Czasami tytuł dla młodzieży wydaje mi się na tyle interesujący, że zagłębiam się w lekturze i mam szczęście, ponieważ takie wybrane książki okazują się perełkami, jak Oro Marcel A. Marcel.
Dom na Wschodniej kupiłam córce, zachęcona kilkoma bardzo pozytywnymi opiniami. Tym razem to ja jako pierwsza przeczytałam powieść i muszę przyznać, że fabuła jest naprawdę godna uwagi i polecenia. Nie tak często trafia się mądra książka dla nastoletnich czytelników, w której odnaleźć można całe spektrum problemów młodzieńczego wieku, ciekawych rozmów na ważne tematy, prób rozwikłania nastoletnich bolączek. Pierwsza miłość, pogmatwane relacje rodzinne, uważni i mądrzy dorośli, myślące dzieciaki (niektóre po traumatycznych przejściach).

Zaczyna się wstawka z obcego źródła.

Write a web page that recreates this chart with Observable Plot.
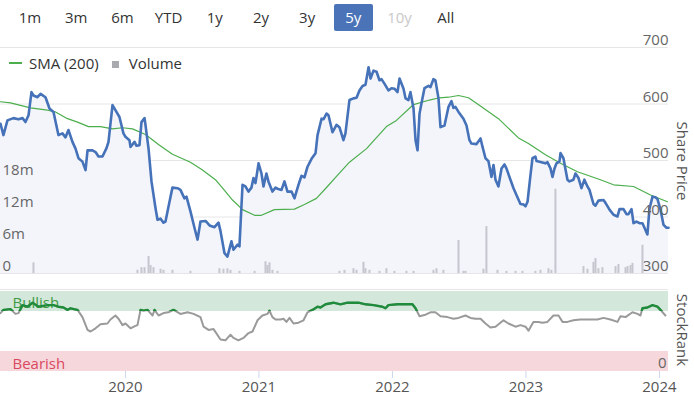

Pierwsze strony powieści zapowiadają nietuzinkowych bohaterów - zarówno młodych, jak i nieco starszych. Nastoletni Doro, jego pięcioletnia siostra Róża i mama Florentyna wprowadzają się do domu w Jadownikach. Przyjechali z Krakowa, a właściwie uciekli z miasta, chcąc zerwać z przeszłością. Czytelnik nie dowie się, dlaczego zdecydowali się zmienić miejsce zamieszkania - autorka jedynie sugeruje przyczynę ich przeprowadzki. W Jadownikach szybko się aklimatyzują i zaprzyjaźniają z mieszkańcami domu na Wschodniej. Kolorowa brygada, którą dowodzi jaśnie pani Emma, otoczona służbą, nie przystaje do dzisiejszych czasów, ale ma w sobie wiele uroku.
Podobnie jak w powieści Oro tutaj również obserwujemy codzienność patchworkowej rodzinki i o tej codzienności czyta się bardzo dobrze.
Książce zarzucono cukierkowość, ale ja przesłodzenia nie dostrzegłam. Jedynie wątek przygodowy zupełnie nie pasuje mi do fabuły - po przeczytaniu powieści nadal nie wiem, czemu autorka zdecydowała się go rozwinąć.
Poza tym nie mam zastrzeżeń i wpisuję Dom na Wschodniej Sabiny Jakubowskiej na listę najlepszych książek dla młodzieży (zaraz obok Atramentowej Trylogii Funke, Baśnioboru Mulla, Oro Marcel A. Marcel i paru innych tytułów - jak widać, tematyka różna, a tych tytułów wcale nie ma za wiele).